文=丸山素行 写真=B.LEAGUE

苦戦が続くチームの中で頭角を現す

島根スサノオマジックは先週末に行われた栃木ブレックスとの第2戦で、45-78と完敗を喫した。シーズン最少得点に抑え込まれ、課題ばかりが目立つ一戦となった。だが裏を返せば現状の課題がより明確になったとも言え、やるべきことは見えたはずだ。その課題を修正するカギを握るのが後藤翔平だ。

この試合での後藤は、ベンチスタートながらジョシュ・スコットに次ぐ32分間のプレータイムを得て、8得点を記録。5つのファウルを誘発し、ターンオーバーはわずかに1。試合を通じて劣勢だった島根において、唯一ポジティブな印象を残した。

2月11日の横浜ビー・コルセアーズ戦、後藤は後半からポイントガードとして起用されている。敗れはしたが、鈴木裕紀ヘッドコーチは後藤のパフォーマンスを収穫に挙げていた。またキャプテンの佐藤公威も「純粋で素直な気持ちを持っている。スピードもあるし、チームの流れが悪い時にプッシュできる選手」と評価した。

「ずっと2番、3番でやってきましたが、昨シーズンの金沢(武士団)でも少しポイントガードをやらしてもらっていました」と、後藤自身は複数のポジションをこなすことを苦にしない。

島根はここまで7勝31敗、西宮ストークスと並んでリーグ最低勝率に沈んでいる。だが、この状況は控え選手の後藤にとってプレータイムを獲得する好機でもある。後藤も「僕自身、1番から3番で出ることでプレータイムは増えてきます。今がチャンスだと思って期待に応えたいです」と前向きにとらえている。

島根に求められる打開力と協調性

後藤はチームの課題をこのように語る。「途中まで良くても、一つ崩れてしまうとすべて崩れてしまう。バスケットの個々のうまさはそこまで差があるわけじゃないので、最後まで戦い抜くフィジカルだったりメンタルが必要です」

流れが悪くなった時にどれだけ早く立て直せるかがバスケでは重要であり、強いチームほどそうした時の忍耐力が強い。
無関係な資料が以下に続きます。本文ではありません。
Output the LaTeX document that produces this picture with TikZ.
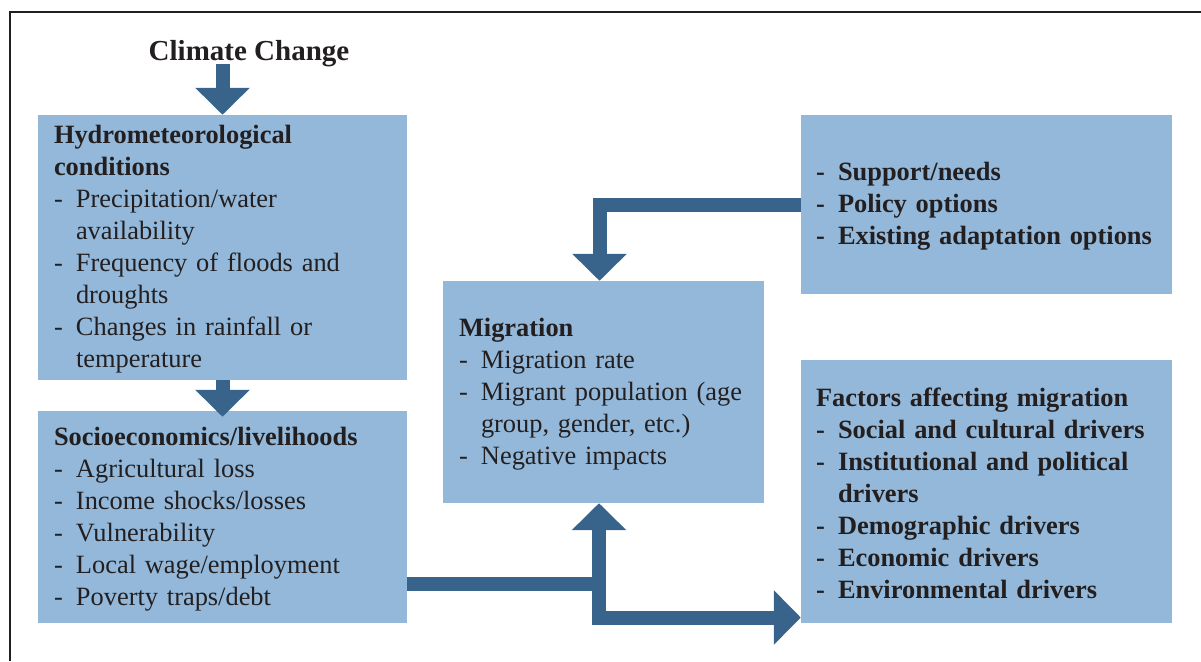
\documentclass[tikz,border=0pt]{standalone}
\usepackage{fontspec}
\setmainfont{Liberation Serif}
\usetikzlibrary{arrows.meta,positioning,calc}

\definecolor{boxblue}{HTML}{93B8D9}
\definecolor{flowblue}{HTML}{38648B}
\definecolor{ink}{HTML}{231F20}

\hyphenpenalty=10000
\newcommand{\dashitem}{\makebox[22pt][l]{-}}
\newcommand{\contline}{\hspace*{22pt}}

\begin{document}
\begin{tikzpicture}[x=1pt,y=-1pt,
    box/.style={fill=boxblue, text=ink, align=left, inner xsep=16pt, inner ysep=0pt,
      font=\fontsize{26.4}{32}\selectfont, execute at begin node=\strut},
    flowline/.style={draw=flowblue, line width=14pt},
    flowtip/.style={-{Triangle[width=53pt,length=27pt]}}
  ]
  \useasboundingbox (0,0) rectangle (1201,661);
  % frame
  \draw[ink, line width=1.3pt] (10,661) -- (10,12) -- (1201,12);

  % left column
  \node[anchor=base, text=ink, font=\bfseries\fontsize{29}{34}\selectfont] (cc) at (249,60) {Climate Change};
  \node[box, minimum width=369pt, minimum height=265pt, text width=337pt] (hyd) at (222.5,247.5)
    {\textbf{Hydrometeorological}\\
     \textbf{conditions}\\
     \dashitem Precipitation/water\\
     \contline availability\\
     \dashitem Frequency of floods and\\
     \contline droughts\\
     \dashitem Changes in rainfall or\\
     \contline temperature};
  \node[box, minimum width=369pt, minimum height=212pt, text width=337pt] (soc) at (222.5,517)
    {\textbf{Socioeconomics/livelihoods}\\
     \dashitem Agricultural loss\\
     \dashitem Income shocks/losses\\
     \dashitem Vulnerability\\
     \dashitem Local wage/employment\\
     \dashitem Poverty traps/debt};

  % middle
  \node[box, minimum width=321pt, minimum height=222pt, text width=289pt] (mig) at (603.5,392)
    {\textbf{Migration}\\
     \dashitem Migration rate\\
     \dashitem Migrant population (age\\
     \contline group, gender, etc.)\\
     \dashitem Negative impacts};

  % right column
  \node[box, inner xsep=15pt, minimum width=371pt, minimum height=179pt, text width=341pt] (sup) at (986.5,204.5)
    {\bfseries
     \dashitem Support/needs\\
     \dashitem Policy options\\
     \dashitem Existing adaptation options};
  \node[box, inner xsep=15pt, minimum width=371pt, minimum height=263pt, text width=341pt] (fac) at (986.5,491.5)
    {\bfseries
     Factors affecting migration\\
     \dashitem Social and cultural drivers\\
     \dashitem Institutional and political\\
     \contline drivers\\
     \dashitem Demographic drivers\\
     \dashitem Economic drivers\\
     \dashitem Environmental drivers};

  % arrows
  \draw[flowline, flowtip] (hyd.north |- 0,64) -- (hyd.north);
  \draw[flowline, flowtip] (hyd.south) -- ([yshift=-6pt]soc.north);
  \draw[flowline, flowtip] (sup.west) -| ([xshift=-4pt]mig.north);

  \coordinate (split) at (599,583.5);
  \coordinate (bend) at (599,617.5);
  \draw[flowline] (soc.east |- split) -- (split);
  \draw[flowline, {Triangle[width=53pt,length=27pt]}-{Triangle[width=53pt,length=27pt]}]
    (mig.south -| bend) -- (bend) -- (fac.west |- bend);
\end{tikzpicture}
\end{document}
栃木戦では第3クォーターラストのポゼッションでボールを奪われ、ワンマン速攻を許すという最悪な終わり方をした。そして、その悪い流れを引きずり、第4クォーターの頭から0-21のビッグランを喰らう羽目になった。

鈴木コーチは「ボールが落ち着かない」と頭を抱えた。「ボールプレッシャーをされた時にそこを割っていければいいんですけど、その時にボールを手放したい考えになっている」

後藤も「ボールマンが孤立することが多かったです。もっと2番、3番がもらいに行かないといけなかった」と同じ見解を示した。
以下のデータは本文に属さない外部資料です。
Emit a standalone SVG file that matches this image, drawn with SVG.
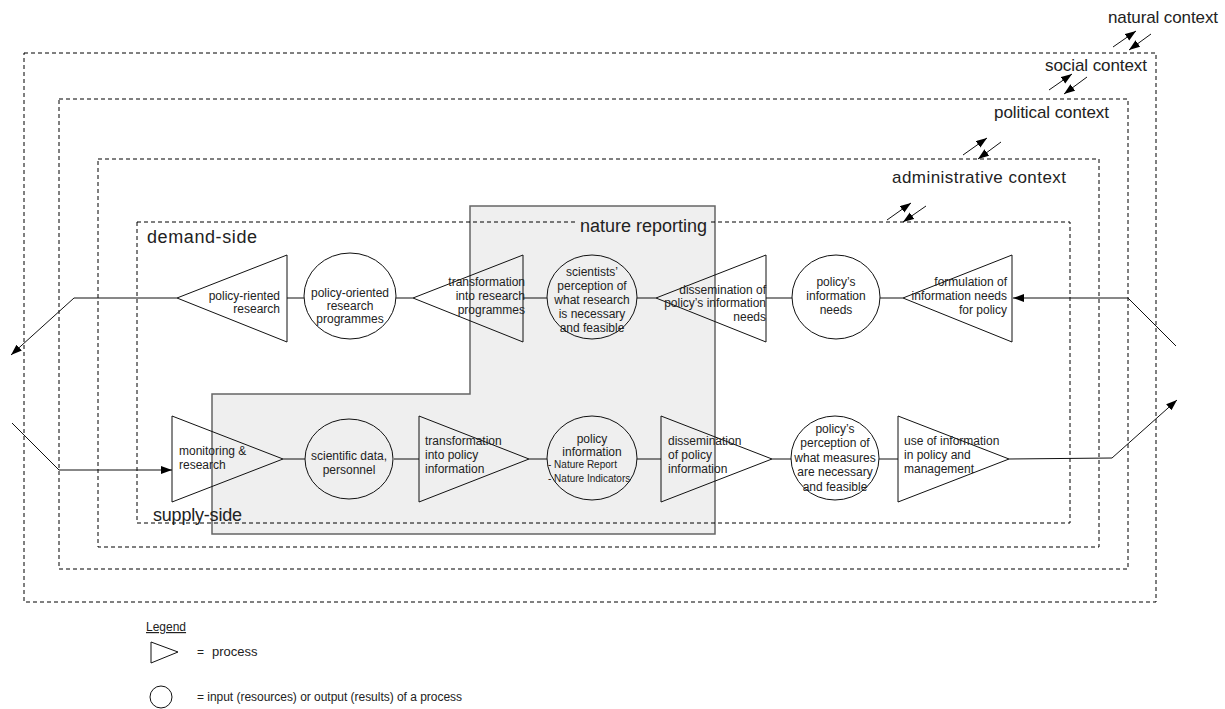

島根には佐藤や相馬卓弥など精度の高いシューターはいるが、ドリブルで打開してシュートを決めるタイプの選手を欠く。そのため栃木ディフェンスの圧力の前にボールラインが上がってしまい、オフェンスが組み立てられなかった。

「僕らが表現できないと意味がない」

島根はB2を制した昨シーズンから大幅な選手の入れ替えがあり、鈴木コーチも今シーズンからの新任。そのためケミストリーの構築やコーチの戦術理解に時間がかるのも無理はない。その点、後藤はキャリアをスタートさせた金沢武士団から現在の島根までの3年間ずっと、鈴木コーチの下でプレーしており、指揮官が求めるバスケへの理解力は誰よりも高い。

「いくらコーチが練習で僕らにやりたいことを伝えてくれても、僕らが表現できないと意味がないです。僕は鈴木コーチと3年目なので、みんなに伝えられるようにやっていきたい」

後藤は昨シーズンB3の金沢武士団でプレーしB2昇格に貢献した。B3から飛び級でのB1参戦となり、「フィジカルの部分だったり、バスケットのIQには苦労しました」とB1の洗礼を受けたことを明かす。それでも「試合を重ねるにつれて、やれるという自分は自信ついてきました。そこはB3、B2、B1関係なくどんな時も強い気持ちを持ってやっていきます」と前を向く。

結果がついてこない苦しい状況ではあるが、ブレイク前に栃木と戦い、課題と向き合う時間を持てたことは『不幸中の幸い』だろう。個々のステップアップとともに、鈴木コーチの求めるバスケを深いレベルで理解する必要がある。それには鈴木コーチを一番知る後藤の存在がモノを言うし、彼自身もプレータイムをつかみ取る大きなチャレンジとなる。